R. Kelly: The Intersectional Climax of Sexism and Racism

By Leyla Saah

Popular culture has been exploding lately over sexual misconduct accusations against R&B star R. Kelly. This piece will review the case(s) built against him through an intersectional lens—how does his status as a celebrity, as a male, and as a black person affect the way the public is reacting? In this situation, issues of sexism, misogyny, racism, and internalization intertwine, creating an infinitely complex situation. For this piece, focus on the ways in which several systems of oppression intersect with a special look at the black male community’s reaction to the allegations.

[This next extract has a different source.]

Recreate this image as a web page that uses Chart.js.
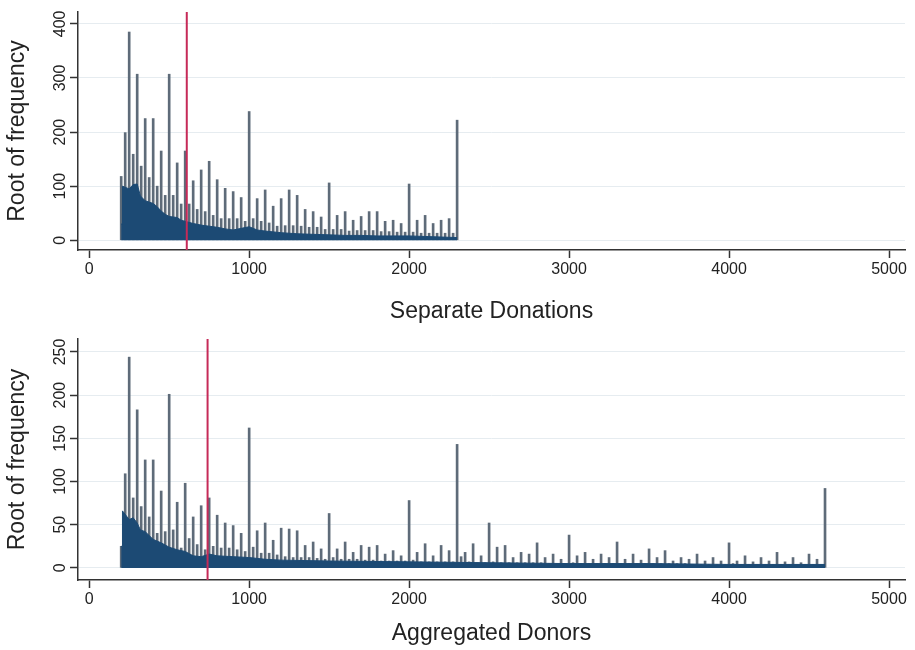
<!DOCTYPE html>
<html>
<head>
<meta charset="utf-8">
<script src="https://cdn.jsdelivr.net/npm/chart.js@4.4.1/dist/chart.umd.min.js"></script>
<style>
  body { margin: 0; background: #fff; }
  canvas { display: block; }
</style>
</head>
<body>
<canvas id="separateDonations" width="915" height="325"></canvas>
<canvas id="aggregatedDonors" width="915" height="325"></canvas>
<script>
// x tick labels shared by both panels
const xTicks = [0, 1000, 2000, 3000, 4000, 5000];

// --- Separate Donations ---
const separateAmounts = [
  200, 225, 250, 275, 300, 325, 350, 375, 400, 425, 450, 475, 500, 525, 550, 575,
  600, 625, 650, 675, 700, 725, 750, 775, 800, 825, 850, 875, 900, 925, 950, 975,
  1000, 1025, 1050, 1075, 1100, 1125, 1150, 1175, 1200, 1225, 1250, 1275, 1300, 1325, 1350, 1375,
  1400, 1425, 1450, 1475, 1500, 1525, 1550, 1575, 1600, 1625, 1650, 1675, 1700, 1725, 1750, 1775,
  1800, 1825, 1850, 1875, 1900, 1925, 1950, 1975, 2000, 2025, 2050, 2075, 2100, 2125, 2150, 2175,
  2200, 2225, 2250, 2275, 2300
];
const separateRootFreq = [
  118, 199, 385, 159, 307, 137, 225, 116, 225, 100, 165, 83, 307, 83, 143, 67,
  165, 67, 110, 57, 130, 53, 146, 46, 112, 40, 96, 40, 90, 40, 79, 35,
  238, 40, 77, 35, 93, 32, 63, 26, 77, 27, 93, 27, 83, 26, 57, 24,
  53, 24, 43, 20, 106, 20, 46, 20, 53, 17, 37, 18, 44, 18, 53, 18,
  53, 16, 35, 16, 37, 15, 31, 15, 104, 15, 37, 13, 46, 13, 31, 13,
  37, 13, 40, 13, 222
];
// dense body of the histogram (values between the round-number spikes)
const separateBodyX = [200, 207, 208, 250, 275, 300, 320, 350, 400, 425, 450, 475, 500, 525, 550, 575, 600, 650, 700, 750,
  800, 850, 900, 950, 1000, 1050, 1100, 1200, 1300, 1400, 1500, 1600, 1700, 1800, 1900, 2000, 2100, 2200, 2300];
const separateBodyY = [30, 30, 100, 95, 103, 104, 82, 73, 68, 62, 54, 48, 44, 43, 42, 37, 35, 31, 28, 26,
  24, 21, 19, 22, 25, 19, 17, 14, 12, 11, 10, 9, 9, 8, 8, 8, 7, 6, 5];
const separateMarker = 610;
const separateYTicks = [0, 100, 200, 300, 400];

// --- Aggregated Donors ---
const aggregatedAmounts = [
  200, 225, 250, 275, 300, 325, 350, 375, 400, 425, 450, 475, 500, 525, 550, 575,
  600, 625, 650, 675, 700, 725, 750, 775, 800, 825, 850, 875, 900, 925, 950, 975,
  1000, 1025, 1050, 1075, 1100, 1125, 1150, 1175, 1200, 1225, 1250, 1275, 1300, 1325, 1350, 1375,
  1400, 1425, 1450, 1475, 1500, 1525, 1550, 1575, 1600, 1625, 1650, 1675, 1700, 1725, 1750, 1775,
  1800, 1825, 1850, 1875, 1900, 1925, 1950, 1975,
  2000, 2025, 2050, 2075, 2100, 2125, 2150, 2175, 2200, 2225, 2250, 2275, 2300, 2325, 2350, 2375,
  2400, 2425, 2450, 2475, 2500, 2525, 2550, 2575, 2600, 2625, 2650, 2675, 2700, 2725, 2750, 2775,
  2800, 2825, 2850, 2875, 2900, 2925, 2950, 2975,
  3000, 3025, 3050, 3075, 3100, 3125, 3150, 3175, 3200, 3225, 3250, 3275, 3300, 3325, 3350, 3375,
  3400, 3425, 3450, 3475, 3500, 3525, 3550, 3575, 3600, 3625, 3650, 3675, 3700, 3725, 3750, 3775,
  3800, 3825, 3850, 3875, 3900, 3925, 3950, 3975,
  4000, 4025, 4050, 4075, 4100, 4125, 4150, 4175, 4200, 4225, 4250, 4275, 4300, 4325, 4350, 4375,
  4400, 4425, 4450, 4475, 4500, 4525, 4550, 4575, 4600
];
const aggregatedRootFreq = [
  25, 109, 244, 81, 183, 71, 125, 59, 125, 40, 89, 42, 201, 44, 76, 23,
  98, 34, 59, 27, 72, 21, 81, 25, 61, 23, 52, 23, 49, 21, 40, 19,
  162, 24, 43, 17, 52, 17, 32, 15, 46, 13, 45, 12, 43, 12, 26, 12,
  30, 11, 22, 10, 63, 12, 22, 10, 30, 10, 18, 10, 26, 9, 24, 9,
  26, 8, 16, 8, 20, 8, 14, 8,
  78, 9, 18, 7, 28, 7, 14, 7, 26, 7, 20, 7, 143, 13, 18, 7,
  28, 6, 14, 6, 52, 7, 24, 6, 26, 6, 12, 6, 18, 6, 16, 6,
  29, 6, 12, 5, 16, 5, 10, 5,
  38, 6, 14, 5, 18, 5, 10, 5, 16, 5, 12, 5, 30, 5, 10, 5,
  16, 5, 9, 5, 22, 5, 12, 5, 20, 5, 8, 5, 12, 5, 10, 4,
  16, 4, 8, 4, 12, 4, 8, 4,
  29, 5, 8, 4, 14, 4, 7, 4, 12, 4, 8, 4, 18, 4, 7, 4,
  12, 4, 6, 4, 16, 4, 10, 4, 92
];
const aggregatedBodyX = [200, 207, 208, 250, 275, 300, 320, 350, 400, 450, 500, 550, 600, 650, 700, 750, 800, 900, 1000, 1100,
  1200, 1500, 2000, 2500, 3000, 3500, 4000, 4600];
const aggregatedBodyY = [25, 25, 66, 56, 58, 52, 44, 42, 33, 29, 24, 21, 19, 14, 13, 16, 14, 13, 12, 10,
  9, 8, 7, 6, 5, 5, 4, 4];
const aggregatedMarker = 740;
const aggregatedYTicks = [0, 50, 100, 150, 200, 250];

const FONT = '"Liberation Sans", Arial, sans-serif';

// y tick labels are drawn turned on their side, like the original
const rotatedYTicks = {
  id: 'rotatedYTicks',
  afterDraw(chart) {
    const yScale = chart.scales.y;
    const ctx = chart.ctx;
    ctx.save();
    ctx.font = '16px ' + FONT;
    ctx.fillStyle = '#222';
    ctx.textAlign = 'center';
    ctx.textBaseline = 'middle';
    yScale.ticks.forEach((tick, i) => {
      ctx.save();
      ctx.translate(61, yScale.getPixelForTick(i));
      ctx.rotate(-Math.PI / 2);
      ctx.fillText(tick.label, 0, 0);
      ctx.restore();
    });
    ctx.restore();
  }
};

function criarPainel(canvasId, amounts, rootFreq, bodyX, bodyY, marker, yTicks, yMin, yMax, xTitle, topPad, xHeight, titlePad) {
  const ctx = document.getElementById(canvasId).getContext('2d');
  new Chart(ctx, {
    type: 'bar',
    data: {
      datasets: [
        {
          type: 'line',
          data: [{ x: marker, y: yMin }, { x: marker, y: yMax }],
          borderColor: '#c62a58',
          borderWidth: 2,
          pointRadius: 0,
          order: 0
        },
        {
          type: 'line',
          data: bodyX.map((x, i) => ({ x: x, y: bodyY[i] })),
          borderColor: '#1c4a74',
          backgroundColor: '#1c4a74',
          borderWidth: 1,
          pointRadius: 0,
          tension: 0,
          fill: 'origin',
          order: 1
        },
        {
          type: 'bar',
          data: amounts.map((x, i) => ({ x: x, y: rootFreq[i] })),
          backgroundColor: '#5e6b79',
          barThickness: 2,
          order: 2
        }
      ]
    },
    options: {
      responsive: false,
      animation: false,
      devicePixelRatio: 1,
      layout: { padding: { top: topPad, right: 10, left: 0, bottom: 0 } },
      plugins: { legend: { display: false }, tooltip: { enabled: false } },
      scales: {
        x: {
          type: 'linear',
          min: -70,
          max: 5100,
          offset: false,
          afterBuildTicks: (scale) => { scale.ticks = xTicks.map(v => ({ value: v })); },
          afterFit: (scale) => { scale.height = xHeight; },
          grid: { offset: false, drawOnChartArea: false, drawTicks: true, tickLength: 8, tickColor: '#333', tickWidth: 1.5 },
          border: { display: true, color: '#333', width: 1.5 },
          ticks: { color: '#222', font: { family: FONT, size: 16 }, padding: 2, maxRotation: 0, callback: (v) => String(v) },
          title: { display: true, text: xTitle, color: '#222', font: { family: FONT, size: 23 }, padding: { top: 0, bottom: titlePad } }
        },
        y: {
          min: yMin,
          max: yMax,
          afterBuildTicks: (scale) => { scale.ticks = yTicks.map(v => ({ value: v })); },
          afterFit: (scale) => { scale.width = 78; },
          grid: { color: '#e6ecf0', lineWidth: 1, drawTicks: true, tickLength: 8, tickColor: '#333', tickWidth: 1.5 },
          border: { display: true, color: '#333', width: 1.5 },
          ticks: { color: 'rgba(0,0,0,0)', font: { family: FONT, size: 14 }, callback: (v) => String(v) },
          title: { display: true, text: 'Root of frequency', color: '#222', font: { family: FONT, size: 23 }, padding: { top: 4, bottom: 0 } }
        }
      }
    },
    plugins: [rotatedYTicks]
  });
}

criarPainel('separateDonations', separateAmounts, separateRootFreq, separateBodyX, separateBodyY,
  separateMarker, separateYTicks, -18, 422, 'Separate Donations', 12, 75, 0);
criarPainel('aggregatedDonors', aggregatedAmounts, aggregatedRootFreq, aggregatedBodyX, aggregatedBodyY,
  aggregatedMarker, aggregatedYTicks, -14, 265, 'Aggregated Donors', 14, 70, 3);
</script>
</body>
</html>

R. Kelly: The Role of Race and Gender in the #MeToo Era

In an era in which powerful men across professions are finally being held accountable for their predatory actions, R&B artist and producer R. Kelly has yet to face any legitimate consequences. While publicly cultivating a highly successful career in the music industry, producing some of R&B’s greatest hits like “Ignition (Remix)” and “I Believe I Can Fly”, Robert Sylvester Kelly privately engaged in sexually violent and abusive behavior towards black women and girls: Kelly routinely groomed underage fans who, upon meeting Kelly through a mutual connection, would begin to spend an increasing amount of time with the star before eventually moving into his mansion. Then, through manipulation tactics and various forms of abuse, Kelly would wrest almost total psychological control over the girls; he created an environment in which it was nearly impossible for them to seek help or leave. Although R. Kelly’s case has much in common with those of other powerful predators like Harvey Weinstein and Kevin Spacey, Kelly’s racial identity further complicates his story. Some have argued that because he’s a black man, Kelly’s sexual history is overly scrutinized. And yes, it is true that throughout much of American history, black men have been depicted as sexually aggressive and predatory. This stereotype has been used to justify acts of violence against black men, such as in the case of Emmett Till, an African American child who was sadistically tortured and murdered for supposedly whistling at a white woman. While it is impossible to deny this history and its legacy in today’s world, it does not discount the very real violence Kelly has inflicted on numerous black women and girls, who experience both racial and gender-based prejudice. This prejudice has allowed men like R. Kelly to continue their predatory behaviors, as our society is less bothered by the brutalization of black girls than white girls. Frankly, if Kelly’s victims were white, it’s likely that Kelly would be in prison today. However, because they’re black, it’s unlikely that we’ll see him behind bars anytime soon. Ultimately, this case shows that as a society, we need to work to undo our implicit and explicit biases about black men and women while simultaneously holding men accountable no matter who the victims are. It’s time to believe black women and take their pain seriously. #MuteRKelly.